L’étonnant "Bloodsucker" présente un rythme Rock n’ Roll qui semble hésiter entre son riff cyclique et de nombreux breaks, parfaitement interprétés par un Ian Gillan rugissant. Puis arrive "Child In Time", emprunté au "Bombay Calling" d’ It’s A Beautiful Day dans lequel le groupe parvient à synthétiser tout son talent. Le clavier de John Lord est magnifique de présence et de sobriété. Un exemple pour de nombreux groupes utilisant à outrance les synthétiseurs les plus divers, pour n’obtenir qu’une soupe. Le son de John Lord est fait de pure soie anglaise. Tout en délicatesse, il parvient cependant à faire monter la sauce, aidé par Ritchie Blackmore, qui assène de plus en plus violemment ses accords comme s'il s’agissait d’une marche guerrière. Et que dire de Ian Gillan. Sa voix chaude de l’intro se remplie bientôt d’une anxiété, puis d’une véritable terreur. On sent tour à tour l’affolement, l’orgueil, la tristesse dans son chant, et bientôt il semble habité par la folie, délivrant des cris comme des hurlements de bêtes, mais maîtrisant à la perfection son organe vocal hors du commun. Le premier crescendo débouche sur un solo libérateur, orgasmique, joué par un Ritchie Blackmore en état de grâce. Puis ils repartent. Gillan monte à chaque fois plus haut, et le second crescendo est apocalyptique. En l’absence du solo catalyseur de Blackmore, le final s’effondre dans une éruption jouissive de notes en fusion.
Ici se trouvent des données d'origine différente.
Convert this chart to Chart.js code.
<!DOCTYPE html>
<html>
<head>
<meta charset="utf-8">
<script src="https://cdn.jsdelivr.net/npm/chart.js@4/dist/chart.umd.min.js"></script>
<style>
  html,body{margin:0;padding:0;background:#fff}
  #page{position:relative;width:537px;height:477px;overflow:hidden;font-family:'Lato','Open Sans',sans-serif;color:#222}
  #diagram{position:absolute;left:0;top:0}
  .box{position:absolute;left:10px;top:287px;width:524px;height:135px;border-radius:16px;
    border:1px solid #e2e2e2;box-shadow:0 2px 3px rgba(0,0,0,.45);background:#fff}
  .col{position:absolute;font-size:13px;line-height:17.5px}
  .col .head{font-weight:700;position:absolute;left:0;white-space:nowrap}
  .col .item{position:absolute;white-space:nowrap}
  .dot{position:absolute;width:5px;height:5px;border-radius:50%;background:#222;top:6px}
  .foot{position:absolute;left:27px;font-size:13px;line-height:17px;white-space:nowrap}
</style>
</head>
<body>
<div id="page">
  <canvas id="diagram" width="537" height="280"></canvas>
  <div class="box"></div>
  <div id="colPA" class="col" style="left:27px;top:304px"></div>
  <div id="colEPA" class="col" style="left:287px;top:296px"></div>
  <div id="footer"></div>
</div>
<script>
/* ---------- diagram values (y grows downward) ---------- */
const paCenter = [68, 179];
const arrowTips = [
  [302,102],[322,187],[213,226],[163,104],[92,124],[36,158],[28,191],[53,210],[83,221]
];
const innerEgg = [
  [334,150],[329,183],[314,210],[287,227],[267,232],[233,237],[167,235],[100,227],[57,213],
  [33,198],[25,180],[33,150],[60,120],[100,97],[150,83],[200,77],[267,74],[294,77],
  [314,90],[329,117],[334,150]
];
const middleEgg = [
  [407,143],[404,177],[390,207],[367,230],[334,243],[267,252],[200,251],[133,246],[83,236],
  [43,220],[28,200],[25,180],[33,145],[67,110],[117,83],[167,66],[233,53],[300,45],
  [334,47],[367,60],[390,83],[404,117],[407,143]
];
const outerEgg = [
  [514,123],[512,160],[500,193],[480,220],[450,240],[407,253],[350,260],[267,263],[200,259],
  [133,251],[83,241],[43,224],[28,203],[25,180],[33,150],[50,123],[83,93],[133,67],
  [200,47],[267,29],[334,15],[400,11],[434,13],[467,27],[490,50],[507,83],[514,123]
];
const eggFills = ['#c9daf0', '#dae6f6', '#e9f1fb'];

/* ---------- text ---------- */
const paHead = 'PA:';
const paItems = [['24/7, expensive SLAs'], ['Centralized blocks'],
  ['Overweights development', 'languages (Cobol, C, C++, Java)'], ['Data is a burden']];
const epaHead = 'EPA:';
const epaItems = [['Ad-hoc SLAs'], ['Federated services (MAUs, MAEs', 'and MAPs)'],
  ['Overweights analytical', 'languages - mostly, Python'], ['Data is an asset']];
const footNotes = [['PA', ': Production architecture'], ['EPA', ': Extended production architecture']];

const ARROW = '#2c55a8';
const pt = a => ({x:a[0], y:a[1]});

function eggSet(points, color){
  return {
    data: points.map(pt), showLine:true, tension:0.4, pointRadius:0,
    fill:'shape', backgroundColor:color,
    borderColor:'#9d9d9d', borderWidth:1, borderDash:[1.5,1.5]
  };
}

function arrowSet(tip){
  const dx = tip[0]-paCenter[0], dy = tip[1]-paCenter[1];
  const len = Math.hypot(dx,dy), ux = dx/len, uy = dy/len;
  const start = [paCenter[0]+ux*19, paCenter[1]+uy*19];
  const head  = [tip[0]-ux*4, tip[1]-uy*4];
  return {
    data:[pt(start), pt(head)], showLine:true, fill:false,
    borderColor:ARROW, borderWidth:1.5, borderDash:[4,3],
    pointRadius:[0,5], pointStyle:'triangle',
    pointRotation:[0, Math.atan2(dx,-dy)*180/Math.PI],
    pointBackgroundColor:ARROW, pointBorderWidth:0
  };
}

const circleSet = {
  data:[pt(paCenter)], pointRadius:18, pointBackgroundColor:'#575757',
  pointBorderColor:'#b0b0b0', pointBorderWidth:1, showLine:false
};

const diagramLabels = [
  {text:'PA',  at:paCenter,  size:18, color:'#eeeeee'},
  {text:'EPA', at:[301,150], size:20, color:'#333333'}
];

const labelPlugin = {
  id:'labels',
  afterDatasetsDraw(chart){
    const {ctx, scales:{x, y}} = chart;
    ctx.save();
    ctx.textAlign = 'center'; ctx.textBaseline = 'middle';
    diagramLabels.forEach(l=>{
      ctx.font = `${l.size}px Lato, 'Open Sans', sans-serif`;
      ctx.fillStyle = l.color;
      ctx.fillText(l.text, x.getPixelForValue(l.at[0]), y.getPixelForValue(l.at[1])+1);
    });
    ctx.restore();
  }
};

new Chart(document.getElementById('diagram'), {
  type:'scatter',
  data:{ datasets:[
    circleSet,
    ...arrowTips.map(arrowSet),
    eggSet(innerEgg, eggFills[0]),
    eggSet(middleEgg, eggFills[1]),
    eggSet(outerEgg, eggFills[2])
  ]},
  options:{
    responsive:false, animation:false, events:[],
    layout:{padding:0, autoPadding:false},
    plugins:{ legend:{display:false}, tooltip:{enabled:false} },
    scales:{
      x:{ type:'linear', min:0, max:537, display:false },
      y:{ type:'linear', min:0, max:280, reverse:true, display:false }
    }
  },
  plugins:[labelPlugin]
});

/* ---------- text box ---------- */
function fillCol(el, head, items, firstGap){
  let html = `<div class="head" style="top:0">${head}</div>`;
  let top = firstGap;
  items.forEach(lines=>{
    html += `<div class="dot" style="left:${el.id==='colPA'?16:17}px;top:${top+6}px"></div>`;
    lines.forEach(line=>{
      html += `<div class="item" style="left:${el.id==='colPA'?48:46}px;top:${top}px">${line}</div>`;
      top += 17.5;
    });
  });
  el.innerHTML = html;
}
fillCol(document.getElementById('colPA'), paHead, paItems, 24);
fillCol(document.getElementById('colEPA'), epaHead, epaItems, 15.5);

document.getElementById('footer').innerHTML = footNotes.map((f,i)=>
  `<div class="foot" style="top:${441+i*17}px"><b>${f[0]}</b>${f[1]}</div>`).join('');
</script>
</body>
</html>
"Fly Of The Rat" déboule ensuite avec son tempo rapide et son break à la Hendrix. Le chant de Gillan n’est pas sans rappeler un certain Greg Lake sur ce titre, avec en commun cette élégance très anglaise, même sur les parties les plus agressives. Sur "Into The Fire", le groupe montre sa virtuosité en jouant avec un tempo véritablement bancal. "Living Wreck" est une nouvelle tuerie, grâce au groove de la basse de Roger Glover. La guitare se fait râpeuse et nerveuse, et insuffle une grande énergie au titre. Sur le solo, Blackmore fait sonner sa guitare comme un orgue. Même constat sur "Hard Lovin’ Man", porté cette fois ci par l’orgue, très Rock, et conclusion superbement Hard à ce véritable bijou.
Malgré la jeunesse de la formation (Mark II date de 1969, le groupe de 1968) la formation fait preuve d’une incroyable cohérence. Chaque musicien est précisément à sa place et délivre la bonne performance au bon moment. Ce sont tous des prodiges dans leurs domaines et les individualités s’effacent pour se mettre au service du groupe. La musique est travaillée sans jamais aller chercher trop loin dans l’expérimentation et en se contentant de faire sonner parfaitement chaque titre, chaque arrangement, chaque solo… Une telle démarche, avec de tels musiciens, de telles compositions, et une production parfaitement adaptée au groupe ne pouvait donner naissance qu’à un type d’album : Le chef d’œuvre total.